FOR MANY PHOTOGRAPHERS, the idea of walking up to a stranger and asking if they’d pose for a few portraits is totally alien. But once you pluck up the courage to actually do it, you’ll find that most folk are flattered and intrigued. The images you end up with are also likely to be the most memorable; interacting with locals offers an insight into lives and cultures that could so easily be missed-you may even make new friends!
Successful travel portraiture largely hinges on treating your subjects with kindness and respect. Local people aren’t tourist attractions in their country any more than you are in yours how would you feel if someone thrust a camera in your face as you walked to the shops or started shooting candids of you from across the street. If you see a person you think would make a good subject, ask permission. You don’t have to get involved in lengthy discussion or need to speak the language if you point at your camera and say, “Photo? most people will understand. If they decline, say, “Okay, no problem,” and walk away. Some people feel uncomfortable about it; others may object on religious or cultural grounds. By asking permission, you can establish this before anyone gets upset and you’re left feeling embarrassed. If your subject is happy to be photographed, instead of grabbing a few snaps then scuttling away, take control. The quality of light is crucial. If your subject is in full sun, you won’t produce pleasing images. If they have dark skin, contrast is likely to be an issue, too. The solution is to find soft light, and the best place for that is in the shade, so have a quick look around and ask your subject if they’d mind moving. Most folks are incredibly cooperative.

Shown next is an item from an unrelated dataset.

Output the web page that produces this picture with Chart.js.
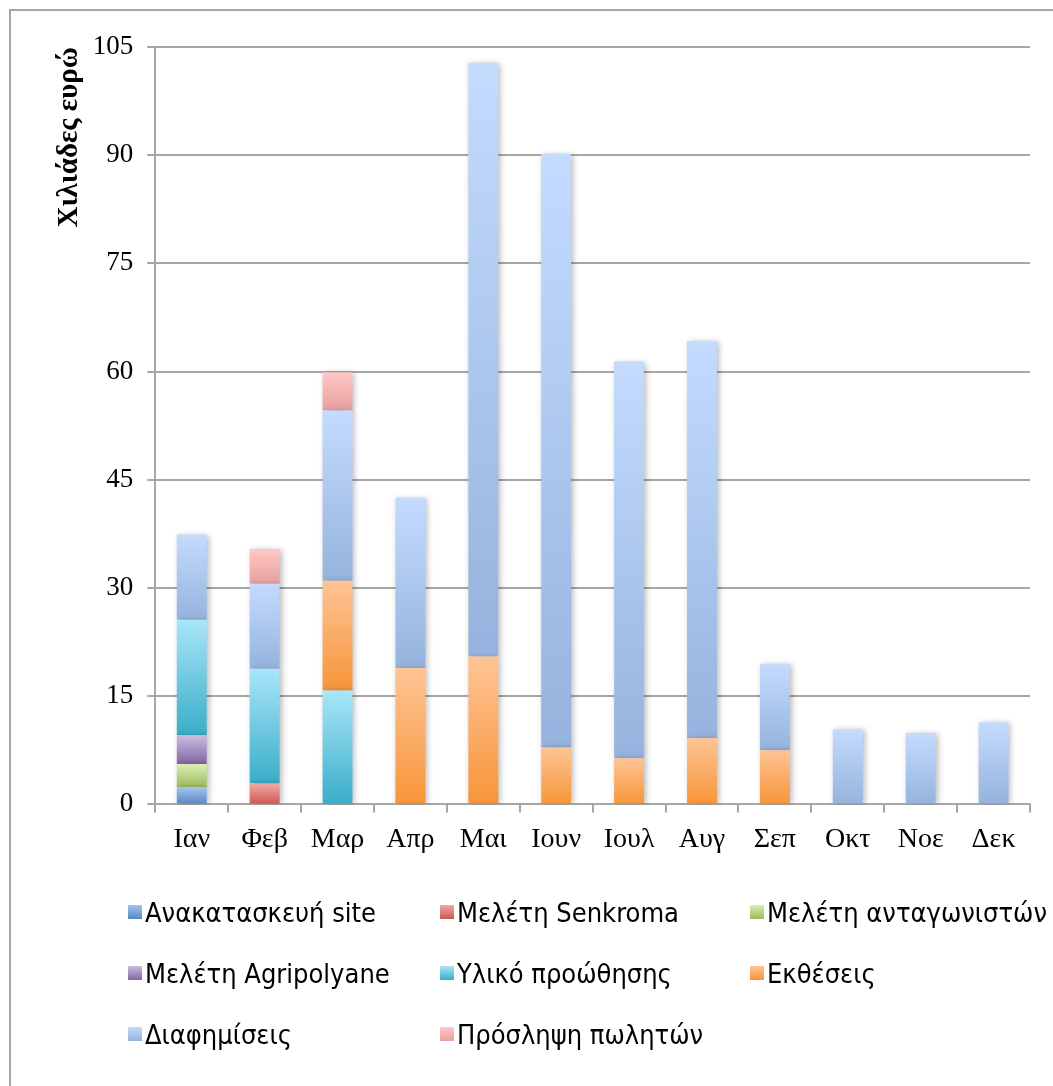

Although you don’t want to take up too much of your subject’s time, try to avoid the urge to rush. Take a few shots, check them on the preview screen to make sure everything is okay focusing, exposure, composition, light show them to your subject to break the ice, then take some more and keep going until you’ve got a winning shot. At the same time, don’t mess about: have everything before you ask to make the most of your time with them. Your subject may be nervous, but if you chat to them as you’re shooting, they’ll soon lighten up and you’ll capture more natural expressions. Even smiling and saying happy to them may do the trick if they’re looking miserable though avoid the temptation to always take smiley portraits as more serious expressions tend to be more powerful. Make sure you focus on the subject’s eyes as they need to be sharp (zoom in to the image on the preview screen to check) and if the background is cluttered, use a wide aperture of f/4 or wider to throw it out of focus.
It can be tempting to take conventional headshots, and this approach can certainly work well with people who have faces full of character, but the environment they’re in can also add interest, so don’t be afraid to step back or switch to a wider focal length to include it. Better still, take a range of shots, both tight and wide, if you can.
Focal lengths from 80-200mm are ideal as you can fill the frame from a comfortable distance and throw the background out of focus at wide apertures. The foreshortening of perspective flatters facial features, too especially around the80mm to 135mm range. A 35-50mm standard lens is also perfect for travel portraits, especially those in low light, as it’s lightweight, sharp and has a fast maximum aperture. With DSLRs using APS-C sensors, the effective focal length is around 75mm. For environmental portraits, use a standard or wide-angle zoom to include your subject’s surroundings. If you do want to capture some candid portraits without the subject knowing, ditch the long lens as it’s too intrusive and opt for a wide-angle. Get low to the ground and use the LCD monitor or a right-angle finder to photograph the scene. A wide-angle lens is more discreet as you don’t have to point it directly at your subject, plus it means you can capture any atmosphere in the scene, too
Whether or not you reward your subject for their cooperation will depend mainly on them. In touristy areas of many countries, payment will be expected and that fact will be made obvious before you start shooting. But that’s not always the case, so don’t automatically offer money, and if payment is expected, keep the sum sensible the equivalent of $0.50 to $1 is usually sufficient. Bear in mind, westerners are much more savvy about money than those in the east, and you may even find they approach you for photographs to make money.
Once home, you may wonder, ‘Okay, I’ve got all these great portraits, but what on earth am I going to do with them?’ Well, for a start, you could make a few prints and post them to your subjects as a thank you’. Few people in the developing world have email or internet access, but it’s easy to send prints by ‘snail mail and that gesture will be massively appreciated. Like we said before, you could also enter the images into competitions, post them on image-sharing websites, maybe create a Blurb book of travel portraits, or post them on your website and blog if you have one. Good travel portraits can be highly saleable through picture libraries, but most libraries will only accept people shots with a signed model release from your subjects, and expecting a stranger to sign a contract that they probably don’t understand, moments after meeting them, is rather a big ask.